I've been an EM:RAP customer for 12 years, but I find myself fast-forwarding through more and more of their now-weekly casts. The intro's are now generally all social pod-casts, and their focus on woke issues is useless to my practice.

The "how to treat your fasting patient during Ramadan" has me finally throwing in the towel.

I genuinely thought that "How to treat your fasting patient during Ramadan" was you dropping fire-tier satire because that truly is what EM:RAP (and academic EM) has become.

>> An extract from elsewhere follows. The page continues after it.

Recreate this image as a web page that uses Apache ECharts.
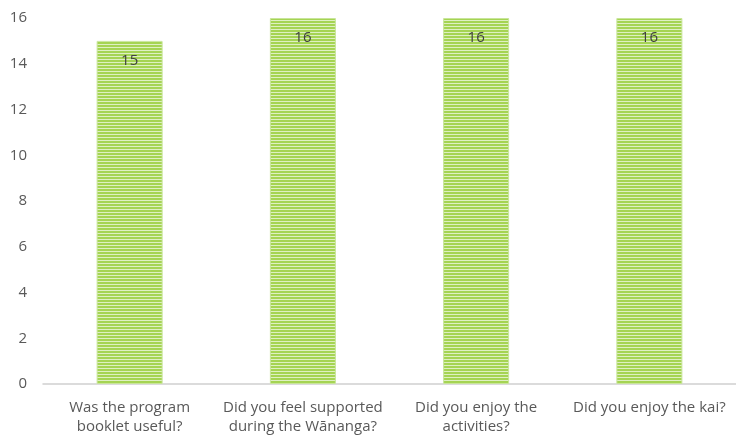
<!DOCTYPE html>
<html><head><meta charset="utf-8">
<script src="https://cdn.jsdelivr.net/npm/echarts@6/dist/echarts.min.js"></script>
<style>html,body{margin:0;padding:0;background:#fff}#c{width:736px;height:437px}</style>
</head><body><div id="c"></div>
<script>
const categories = ["Was the program\nbooklet useful?", "Did you feel supported\nduring the Wānanga?", "Did you enjoy the\nactivities?", "Did you enjoy the kai?"];
const values = [15, 16, 16, 16];
const yTicks = {min: 0, max: 16, interval: 2};

const pc = document.createElement('canvas');
pc.width = 4; pc.height = 3;
const g = pc.getContext('2d');
g.fillStyle = '#a5d453'; g.fillRect(0,0,4,3);
g.fillStyle = '#def0c2'; g.fillRect(0,2,4,1);

const chart = echarts.init(document.getElementById('c'));
chart.setOption({
  animation: false,
  grid: {left: 43, right: -5, top: 18, bottom: 53},
  xAxis: {
    type: 'category', data: categories,
    axisLine: {lineStyle: {color: '#d0d0d0', width: 1.5}},
    axisTick: {show: false},
    axisLabel: {color: '#595959', fontSize: 15, fontFamily: 'Open Sans', margin: 14, lineHeight: 19, interval: 0}
  },
  yAxis: {
    type: 'value', min: yTicks.min, max: yTicks.max, interval: yTicks.interval,
    splitLine: {show: false}, axisLine: {show: false}, axisTick: {show: false},
    axisLabel: {color: '#595959', fontSize: 15, fontFamily: 'Open Sans', margin: 16}
  },
  series: [{
    type: 'bar', data: values, barWidth: 66,
    itemStyle: {color: {image: pc, repeat: 'repeat'}, borderColor: '#c8e59a', borderWidth: 1},
    label: {show: true, position: 'insideTop', distance: 12, color: '#404040', fontSize: 15, fontFamily: 'Open Sans'}
  }]
});
</script></body></html>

I threw up in my mouth, a little, when I found out that it wasn't a joke, but actually the current state of content on that worthless platform.
 
The part where they spoke about nebulizers and IV fluids, glucose , electrolytes not being acceptable for Ramadan was useless...the majority of Ramadan patients are coming for dehydration/weakness/syncope but the only form of fluids acceptable is what? Rectal? EM:RAP is useless at times.

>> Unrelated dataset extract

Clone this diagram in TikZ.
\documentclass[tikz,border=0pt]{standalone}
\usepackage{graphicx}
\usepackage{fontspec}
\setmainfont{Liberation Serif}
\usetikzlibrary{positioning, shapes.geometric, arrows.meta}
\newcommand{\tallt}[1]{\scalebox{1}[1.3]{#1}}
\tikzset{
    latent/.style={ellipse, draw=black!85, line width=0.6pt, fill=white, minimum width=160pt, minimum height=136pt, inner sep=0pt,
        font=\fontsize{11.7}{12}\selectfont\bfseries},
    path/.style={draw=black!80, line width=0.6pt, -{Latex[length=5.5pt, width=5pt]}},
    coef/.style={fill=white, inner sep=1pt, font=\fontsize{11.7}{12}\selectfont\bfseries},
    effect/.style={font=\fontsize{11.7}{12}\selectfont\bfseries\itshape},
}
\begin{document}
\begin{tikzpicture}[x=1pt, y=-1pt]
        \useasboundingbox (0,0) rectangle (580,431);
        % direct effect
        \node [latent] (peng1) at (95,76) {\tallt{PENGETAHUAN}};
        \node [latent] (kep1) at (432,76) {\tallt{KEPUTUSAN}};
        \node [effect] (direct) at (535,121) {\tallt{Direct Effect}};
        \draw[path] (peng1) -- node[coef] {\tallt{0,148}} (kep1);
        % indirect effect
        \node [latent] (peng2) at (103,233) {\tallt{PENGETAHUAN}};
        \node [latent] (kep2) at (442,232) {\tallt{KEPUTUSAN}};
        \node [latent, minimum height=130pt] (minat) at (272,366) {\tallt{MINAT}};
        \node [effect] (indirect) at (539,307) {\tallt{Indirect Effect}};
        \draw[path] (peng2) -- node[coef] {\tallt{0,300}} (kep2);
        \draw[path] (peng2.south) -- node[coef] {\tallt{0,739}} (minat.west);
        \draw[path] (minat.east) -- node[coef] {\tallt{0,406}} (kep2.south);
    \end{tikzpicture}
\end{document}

For Ramadan, can't these people just wait a few hours until sundown and then eat and drink?
 
Ha, I had no idea. I've fallen out of touch with the new literature and am walking the lonely path of the community physician.

Well, it's free – and, umm, I guess we might be awful, but I think if we were truly awful they would have fired us many years ago.

I will say we are not always excited about the articles we discuss – Annals seems to have decayed a bit, whereas it once seemed the primary target for EM research. Now I see relevant EM stuff in JAMA Network Open, Annals of Internal Medicine, etc. and even places like Emergency Medicine Australasia end up with more practical content.